We install here because Springtown homeowners tend to know exactly what they're buying when they commission a turf install: a practical surface that holds up for 15 years and pays for itself in water, mowing, and replacement sod.

What Springtown properties install.

  • Residential yard turf — around the house and outdoor living areas for low-maintenance curb appeal without the weekly mow and monthly sprinkler repairs.
  • Pet turf and working-dog runs — for households with hunting dogs, ranch dogs, and multi-dog packs. Our pet turf drains faster, cleans easier, and holds up to heavy traffic without the mud-pit problem.
  • Putting greens and sport courts — built to use year-round without waiting for the Bermuda to green up in May or burning out by August.
  • Horse-property transitional zones — turf strips around gates, barns, and high-traffic lanes where hooves and boots turn natural grass into clay ruts.
  • Backyard batting cages and training turf — for families running year-round practice schedules without booking field time or driving to rental cages.

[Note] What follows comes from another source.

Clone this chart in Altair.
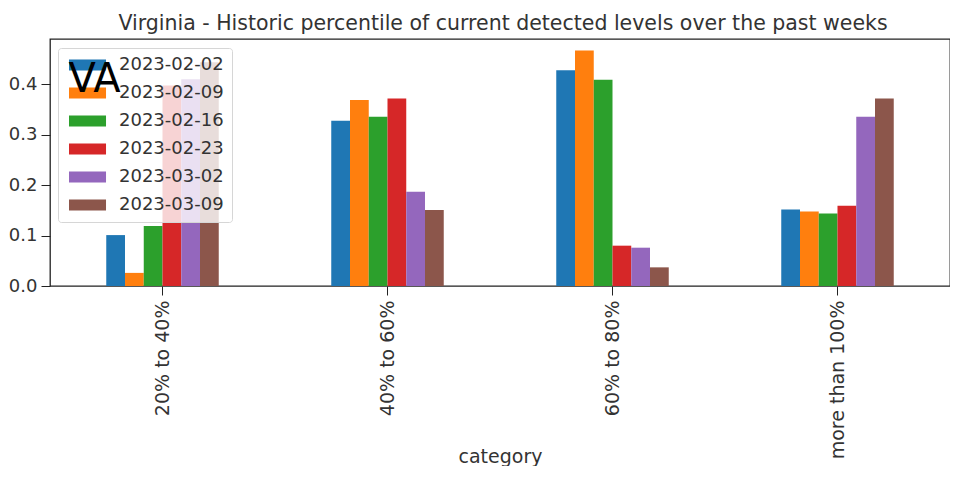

Parker County clay and the well-water advantage.

Every Springtown lot sits on heavy expansive clay. It shrinks in summer, swells after spring rains, cracks foundations, breaks sprinkler heads. Natural Bermuda has to fight that cycle every year — which is why even well-watered yards look great in May and beat up by July.

A properly engineered turf install solves the problem instead of fighting it. The fix is in the base: crushed stone or decomposed granite at the right depth, compacted to 95% Standard Proctor in two lifts, laser-graded to a 1-2% drainage slope, French drain tied in where the lot topography requires it, and commercial 15-year weed barrier on top below the turf.

Done right, the surface looks the same every month. Done wrong — and plenty of DFW installs are done wrong — turf on clay pillows, dips, and develops puddles. For the full technical breakdown, see our complete guide to artificial turf drainage on North Texas clay soil and our base prep explainer.

For Springtown properties on well water, the math is straightforward. A typical front-and-back residential turf install recovers the cost in six to eight years through eliminated irrigation, mowing, fertilizer, and re-sodding cycles. After that, it's pure savings for the remaining seven to nine years of the product warranty. Our cost calculator breaks down the numbers for your specific lot size and usage pattern.

Ranch-property turf and acreage installs.

We don't turf entire acreage lots — that's not economical and it's not what Springtown landowners need. What we do install is the 1,500 to 4,000 square feet of high-traffic zones around the house, the entry walkways, the dog run, the kids' play area, and the outdoor kitchen pad. The parts of the property where native grass can't survive the combination of clay, shade, foot traffic, and irrigation limits.

Springtown ranch homeowners value the practical over the ornamental. Turf in the right spots means less mud tracked into the house, lower well-pump run time, and a clean surface for gatherings without renting a tent or regrading the yard every spring.